Opinion

Rise in food bank use is not social progress

Almost a third of food bank users in the north cited low income as the reason why they needed the service  
Almost a third of food bank users in the north cited low income as the reason why they needed the service   Almost a third of food bank users in the north cited low income as the reason why they needed the service  

THE basic necessities of life are obvious - food, shelter, freedom from harm. The first of these may be the most important and the least-valued in the western world.

Food - or at least the processed kind - is relatively cheap. Staples including white rice and dried pasta are on sale for less than a pound.

A few kilos of potatoes costs around two pounds in big supermarkets.
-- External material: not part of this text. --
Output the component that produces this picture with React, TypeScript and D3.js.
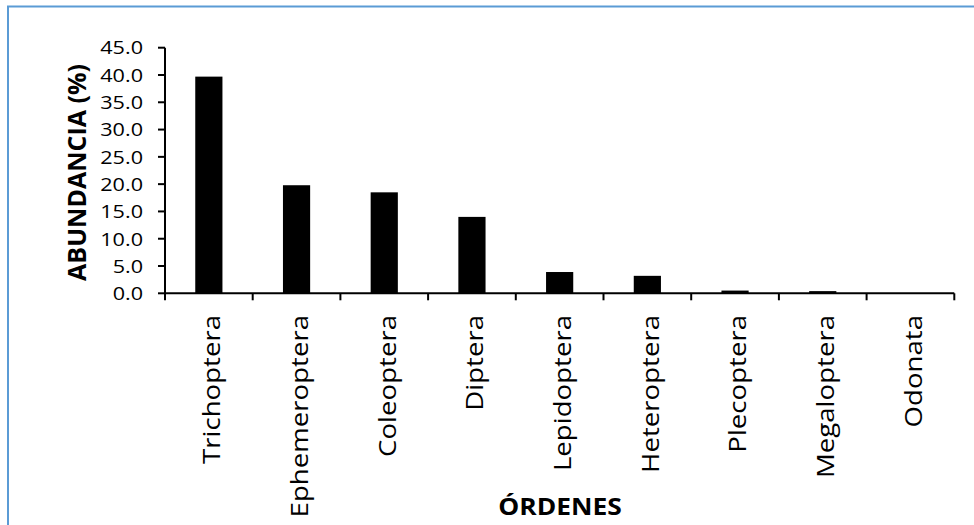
import React from "react";
import * as d3 from "d3";

const categories = ["Trichoptera","Ephemeroptera","Coleoptera","Diptera","Lepidoptera","Heteroptera","Plecoptera","Megaloptera","Odonata"];
const values = [39.7, 19.8, 18.5, 14.0, 3.9, 3.2, 0.5, 0.4, 0.0];
const yTicks = [0, 5, 10, 15, 20, 25, 30, 35, 40, 45];
const yTitle = "ABUNDANCIA (%)";
const xTitle = "ÓRDENES";

const W = 974, H = 525;
const left = 165, right = 954.3, top = 47.7, bottom = 293.3;
const FONT = "'Open Sans', sans-serif";

export default function App() {
  const x = d3.scaleBand<string>().domain(categories).range([left, right]).paddingInner(0.69).paddingOuter(0.345);
  const band = d3.scaleBand<string>().domain(categories).range([left, right]);
  const y = d3.scaleLinear().domain([0, 45]).range([bottom, top]);
  const fmt = d3.format(".1f");
  const boundaries = [...categories.map(c => band(c) as number), right];

  return (
    <svg width={W} height={H} style={{ position: "absolute", left: 0, top: 0, background: "#fff" }} fontFamily={FONT}>
      <rect x={0} y={0} width={W} height={H} fill="#fff" />
      <rect x={8} y={6.5} width={W + 20} height={H + 20} fill="none" stroke="#5B9BD5" strokeWidth={2} />
      {categories.map((c, i) => (
        <rect key={c} x={x(c)} y={y(values[i])} width={x.bandwidth()} height={bottom - y(values[i])} fill="#000" />
      ))}
      <line x1={left} x2={left} y1={top} y2={bottom} stroke="#000" strokeWidth={2} />
      {yTicks.map(t => (
        <g key={t}>
          <line x1={left - 7} x2={left} y1={y(t)} y2={y(t)} stroke="#000" strokeWidth={2} />
          <text transform={`translate(143,${y(t)}) scale(1.2,1)`} textAnchor="end" dominantBaseline="central" fontSize={18} fill="#000">{fmt(t)}</text>
        </g>
      ))}
      <line x1={left} x2={right} y1={bottom} y2={bottom} stroke="#000" strokeWidth={2} />
      {boundaries.map((b, i) => (
        <line key={i} x1={b} x2={b} y1={bottom} y2={bottom + 7} stroke="#000" strokeWidth={2} />
      ))}
      {categories.map(c => (
        <text key={c} transform={`translate(${(band(c) as number) + band.bandwidth() / 2 + 2},315) rotate(-90) scale(1.15,1)`} textAnchor="end" dominantBaseline="central" fontSize={24} fill="#000">{c}</text>
      ))}
      <text transform={`translate(76,172.5) rotate(-90)`} textAnchor="middle" dominantBaseline="central" fontSize={25} fontWeight="bold" fill="#000">{yTitle}</text>
      <text transform={`translate(560,515) scale(1.1,1)`} textAnchor="middle" fontSize={24} fontWeight="bold" fill="#000">{xTitle}</text>
    </svg>
  );
}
Western farming methods and the dominance of a few big supermarkets means that even our meat is relatively affordable.

If government warnings about our increasing waistlines and sugar consumption are anything to go by, obesity is much more of a problem than hunger.

Why then, has the use of food banks in the north risen so sharply? Figures published by The Trussell Trust last week show a record number of people are using their services.

The charity provided almost 26,000 three-day emergency food supplies across Northern Ireland in 2015/16, compared to 17,425 the previous year.

On average, users needed two emergency supplies in the last year. If food bank use continues to rise, it follows that a sizeable proportion of our society cannot afford to feed themselves or their families.

There are almost 40 food banks in the north, many in the greater Belfast area.

Cynics may argue that if a service provides free food, there are those who will take advantage.

But the truth is that no one can simply walk in and demand food. People can only be given supplies if they are referred to a bank by professionals including a doctor, social worker or Citizens’ Advice.

And the banks take care to help families get out of the crisis that found them unable to buy food.

Almost a third of food bank users in the north cited low income as the reason why they needed the service.

Unlike in Britain, where delays or changes to benefit payments were the main issue, here it seems people simply aren’t being paid enough.

Certainly trade unions think so. Unite called the figures “truly shocking” and blamed politicians for failing to help raise basic incomes.

Jimmy Kelly from the union said the failure to introduce a widespread ‘living wage’ is to blame and hit out at the executive for not addressing “the burgeoning numbers of ‘working-poor’ households”.

Reliance on food handouts is nothing new. During the famine, up to three million people at one time were barely kept alive through meals from soup kitchens.

At the height of the recent financial crisis in Greece, thousands of people in Athens alone relied on daily meals from municipal soup kitchens.

Arguably our problems pale in comparison to those national crises but the figures do show that thousands of citizens in the north, and more than a million in the UK, are using food banks.

The French philosopher Simone Weil, who was deeply concerned about western civilisation in the first few decades of the twentieth century, believed that all humans have moral obligations and these are more important than our rights.

In her most famous book ‘The Need for Roots’ she wrote that we have always had one key obligation - to prevent hunger.

“Thousands of years ago, the Egyptians believed that no soul could justify itself after death unless it could say: ‘I have never let any one suffer from hunger’,” she wrote.

Weil believed that progress truly meant a “transition to a state of human society in which people will not suffer from hunger”.

“So it is an eternal obligation towards the human being not to let him suffer from hunger when one has the chance of coming to his assistance,” she wrote.

Weil lived through the privations of the Second World War, dying in 1943 at the age of just 34.

Living in England shortly before her death, she refused to eat any more than those suffering severe rationing in her native France.

Weil’s personal relationship with food was complex, but she was clear that no true society lets people go hungry.

David McAuley, chief executive of The Trussell Trust, warned that increasing demand "must not become the new normal” and said the number of people who cannot afford to buy food is “far too high”.

He said tackling the problem needs a “collective effort” from the public, government, businesses and volunteers.

By Weil’s reckoning, our society has not truly progressed. By McAuley’s reckoning, we all need to start pitching in.